Task to carry out: Copy verbatim the material from its first line to the line that holds "(0,0) rectangle (1024,724);", including that line.

Data section:

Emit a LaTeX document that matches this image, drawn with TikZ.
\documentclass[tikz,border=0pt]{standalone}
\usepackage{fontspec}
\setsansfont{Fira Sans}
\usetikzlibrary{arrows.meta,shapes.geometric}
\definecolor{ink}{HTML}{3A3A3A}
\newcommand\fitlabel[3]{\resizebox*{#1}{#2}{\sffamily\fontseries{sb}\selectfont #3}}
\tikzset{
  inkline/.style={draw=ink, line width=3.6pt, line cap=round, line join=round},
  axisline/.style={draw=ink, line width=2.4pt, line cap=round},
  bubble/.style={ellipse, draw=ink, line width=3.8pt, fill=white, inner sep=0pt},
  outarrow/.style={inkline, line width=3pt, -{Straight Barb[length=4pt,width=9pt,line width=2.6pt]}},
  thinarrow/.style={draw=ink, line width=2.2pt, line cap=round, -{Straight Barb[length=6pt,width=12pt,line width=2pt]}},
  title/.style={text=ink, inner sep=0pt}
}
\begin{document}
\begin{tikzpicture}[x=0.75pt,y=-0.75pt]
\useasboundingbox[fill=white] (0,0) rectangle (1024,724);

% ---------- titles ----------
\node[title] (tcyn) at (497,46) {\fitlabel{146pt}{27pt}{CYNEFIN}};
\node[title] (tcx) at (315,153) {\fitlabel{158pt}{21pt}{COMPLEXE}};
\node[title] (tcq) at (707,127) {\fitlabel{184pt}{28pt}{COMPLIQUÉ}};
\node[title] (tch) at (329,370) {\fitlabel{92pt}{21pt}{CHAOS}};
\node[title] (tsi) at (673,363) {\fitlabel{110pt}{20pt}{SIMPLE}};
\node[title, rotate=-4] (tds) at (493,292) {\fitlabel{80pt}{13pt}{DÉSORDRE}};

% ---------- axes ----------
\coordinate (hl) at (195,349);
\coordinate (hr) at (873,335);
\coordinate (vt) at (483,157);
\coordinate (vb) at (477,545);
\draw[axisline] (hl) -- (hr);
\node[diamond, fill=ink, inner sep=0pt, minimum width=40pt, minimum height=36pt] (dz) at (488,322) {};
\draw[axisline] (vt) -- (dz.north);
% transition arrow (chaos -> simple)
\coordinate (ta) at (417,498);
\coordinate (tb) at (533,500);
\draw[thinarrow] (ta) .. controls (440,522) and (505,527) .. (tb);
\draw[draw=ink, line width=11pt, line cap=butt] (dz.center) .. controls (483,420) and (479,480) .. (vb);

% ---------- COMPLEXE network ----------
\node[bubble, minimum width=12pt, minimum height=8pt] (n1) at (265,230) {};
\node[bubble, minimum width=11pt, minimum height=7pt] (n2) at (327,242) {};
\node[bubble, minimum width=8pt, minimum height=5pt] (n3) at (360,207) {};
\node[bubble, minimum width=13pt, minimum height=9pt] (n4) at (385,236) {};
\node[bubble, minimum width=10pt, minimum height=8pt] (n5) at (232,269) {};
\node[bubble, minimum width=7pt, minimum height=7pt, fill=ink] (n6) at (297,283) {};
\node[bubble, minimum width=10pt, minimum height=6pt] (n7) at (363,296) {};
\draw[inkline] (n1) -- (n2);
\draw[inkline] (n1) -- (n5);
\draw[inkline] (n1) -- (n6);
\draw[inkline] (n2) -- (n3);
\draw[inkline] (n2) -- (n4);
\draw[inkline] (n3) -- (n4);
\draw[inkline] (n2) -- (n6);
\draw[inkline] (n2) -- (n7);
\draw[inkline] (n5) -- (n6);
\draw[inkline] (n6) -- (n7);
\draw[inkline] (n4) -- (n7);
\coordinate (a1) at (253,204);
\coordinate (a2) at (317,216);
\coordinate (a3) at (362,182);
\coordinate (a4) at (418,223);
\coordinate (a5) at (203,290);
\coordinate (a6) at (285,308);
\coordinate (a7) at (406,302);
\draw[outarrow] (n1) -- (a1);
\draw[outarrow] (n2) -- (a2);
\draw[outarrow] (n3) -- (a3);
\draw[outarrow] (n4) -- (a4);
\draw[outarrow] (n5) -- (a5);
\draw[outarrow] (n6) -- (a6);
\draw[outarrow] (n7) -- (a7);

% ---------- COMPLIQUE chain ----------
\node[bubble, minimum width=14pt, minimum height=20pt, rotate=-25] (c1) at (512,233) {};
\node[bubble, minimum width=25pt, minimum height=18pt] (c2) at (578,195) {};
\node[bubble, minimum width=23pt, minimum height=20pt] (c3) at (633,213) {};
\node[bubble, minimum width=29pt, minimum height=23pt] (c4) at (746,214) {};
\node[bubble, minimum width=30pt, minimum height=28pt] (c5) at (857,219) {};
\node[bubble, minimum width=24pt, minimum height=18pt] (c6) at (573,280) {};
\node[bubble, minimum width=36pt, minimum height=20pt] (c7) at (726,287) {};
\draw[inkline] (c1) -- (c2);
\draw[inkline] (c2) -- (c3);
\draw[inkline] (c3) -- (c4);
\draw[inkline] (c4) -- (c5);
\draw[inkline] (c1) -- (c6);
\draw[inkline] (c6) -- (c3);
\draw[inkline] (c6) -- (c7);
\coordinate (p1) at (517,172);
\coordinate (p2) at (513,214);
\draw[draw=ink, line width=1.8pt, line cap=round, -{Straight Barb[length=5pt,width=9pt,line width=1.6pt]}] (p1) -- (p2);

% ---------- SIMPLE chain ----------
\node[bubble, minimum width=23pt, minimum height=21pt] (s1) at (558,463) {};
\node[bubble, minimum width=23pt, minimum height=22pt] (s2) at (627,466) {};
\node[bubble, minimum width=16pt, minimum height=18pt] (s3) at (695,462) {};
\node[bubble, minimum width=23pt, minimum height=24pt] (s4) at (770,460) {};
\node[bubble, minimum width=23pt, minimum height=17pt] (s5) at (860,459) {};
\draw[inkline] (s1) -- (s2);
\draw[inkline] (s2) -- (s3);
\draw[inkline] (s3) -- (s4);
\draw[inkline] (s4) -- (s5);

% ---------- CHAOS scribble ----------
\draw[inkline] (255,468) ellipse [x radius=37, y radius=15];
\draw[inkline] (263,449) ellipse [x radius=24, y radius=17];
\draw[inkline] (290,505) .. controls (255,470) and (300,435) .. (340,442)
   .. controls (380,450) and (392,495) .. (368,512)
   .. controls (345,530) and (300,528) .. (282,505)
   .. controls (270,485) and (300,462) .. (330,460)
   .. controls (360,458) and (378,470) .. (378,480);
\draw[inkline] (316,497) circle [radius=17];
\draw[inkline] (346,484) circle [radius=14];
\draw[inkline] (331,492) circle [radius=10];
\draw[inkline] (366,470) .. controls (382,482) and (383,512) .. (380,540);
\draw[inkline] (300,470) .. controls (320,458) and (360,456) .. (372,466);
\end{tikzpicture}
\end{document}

Task output:
Emit a LaTeX document that matches this image, drawn with TikZ.
\documentclass[tikz,border=0pt]{standalone}
\usepackage{fontspec}
\setsansfont{Fira Sans}
\usetikzlibrary{arrows.meta,shapes.geometric}
\definecolor{ink}{HTML}{3A3A3A}
\newcommand\fitlabel[3]{\resizebox*{#1}{#2}{\sffamily\fontseries{sb}\selectfont #3}}
\tikzset{
  inkline/.style={draw=ink, line width=3.6pt, line cap=round, line join=round},
  axisline/.style={draw=ink, line width=2.4pt, line cap=round},
  bubble/.style={ellipse, draw=ink, line width=3.8pt, fill=white, inner sep=0pt},
  outarrow/.style={inkline, line width=3pt, -{Straight Barb[length=4pt,width=9pt,line width=2.6pt]}},
  thinarrow/.style={draw=ink, line width=2.2pt, line cap=round, -{Straight Barb[length=6pt,width=12pt,line width=2pt]}},
  title/.style={text=ink, inner sep=0pt}
}
\begin{document}
\begin{tikzpicture}[x=0.75pt,y=-0.75pt]
\useasboundingbox[fill=white] (0,0) rectangle (1024,724);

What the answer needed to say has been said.